The resulting report, titled “Raids on Workers: Destroying Our Rights” and released last Thursday in a telephonic press conference, is the culmination of two years of investigation, hearings in five cities and testimony from 59 witnesses. It documents raids from 2006 to 2008 and sites repeated violations of the 4th, 5th and 6th amendments; protection against illegal search and seizure, the right to due process, and the right to legal counsel, respectively.

“The report was written to be sure that there is a historical account of these practices,” said Chairman of the commission and President of UFCW Joseph Hanson.

In the Swift raids, ICE agents stormed the compounds and detained all workers, illegal or otherwise. According to the testimony, workers were held without food, water or access to restrooms, and were not allowed to make phone calls.

Michael Graves, a U.S. citizen and worker at a Swift plant in Marshalltown, Iowa, spoke out about his treatment. “They just held me there for eight hours,” he said. “No reason. No probable cause. It was like our plant was transformed into a prison or a detention center.”

This treatment was analogous to the experience of Swift workers at all of the plants raided that day, the vast majority of which were U.S. citizens. The broad sweep-ups were “used less as an effective law enforcement tool and more as a way to grab headlines and stir hysteria around immigration and immigrants,” the 80-page report states.

“It shows a law enforcement agency with really the most profound disrespect for our nation's laws and constitution,” said commission member Mary Bauer, Director of the Immigrant Justice Project at the Southern Poverty Law Center.

Massachusetts Lt. Gov. Timothy Murray, at a hearing in Boston, said to the commission: “We are a nation of laws and we need to make sure that all people are treated with dignity and fairness.”

Out of a total of 12,000 workers detained in the six Swift raids, ICE had obtained 133 warrants, on the basis of suspicion of identity theft.

'Constitution tossed aside'

Mayor John DeStefano Jr. of New Haven, Connecticut, told the commission of ICE agents entering homes without warrants, guns drawn “as if apprehending wanted murderers rather than potential administrative immigration law violators.”

The commission takes particular aim at the 287(g) agreements between federal and local law enforcement, which allows local police to enforce federal immigration laws.

“Personally, what I was most disturbed about was the racial profiling as a result of the 287(g) agreements,” said Professor of Law at UC-Davis and commission member Bill Ong Hing during the teleconference. “The racism that we saw that was inherent in these raids was awful. [The raids] set towns back years in terms of good relationships between local law enforcement and these communities.”

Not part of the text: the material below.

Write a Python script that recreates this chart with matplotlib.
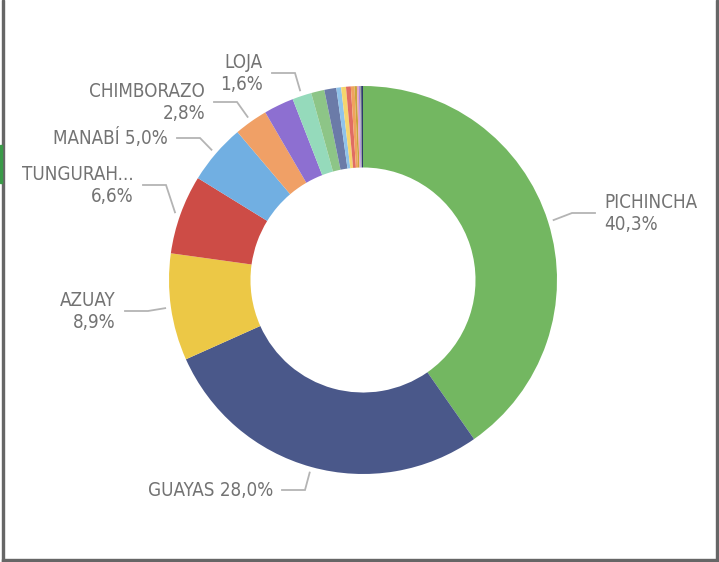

"Testimony also uncovered an absence of oversight by ICE over local law enforcement or their actions," the report says.

With just as many ICE agents storming the plants as worked in them, the cost of each raid was in the millions. The commission reports that for each arrest, the government paid over $13,000, which does not include the costs of trials and imprisonment. Unsurprisingly, since 2004, ICE’s budget has nearly doubled, going from $3.4 billion to $6 billion.

However, the commission does not call for an end to immigration raids. Rather, these types of raids need to be conducted in a way compliant with U.S. law, it states.

A week before the six Swift raids, another Swift facility was raided in Louisville, Kentuky, “but they did it the right way, they went after specific individuals; they didn’t close out the plant, herd all the workers, or come in with guns drawn,” Hanson said. "There's a right way to do things without violating people's rights."

Also, the commission concluded, the focus needs to be shifted from a "politically driven enforement policy" to one that concentrates more on employers.

"You have employers out there that absolutely abuse the system," said Ong Hing. "There needs to be a commitment to focus more on employers and not employees."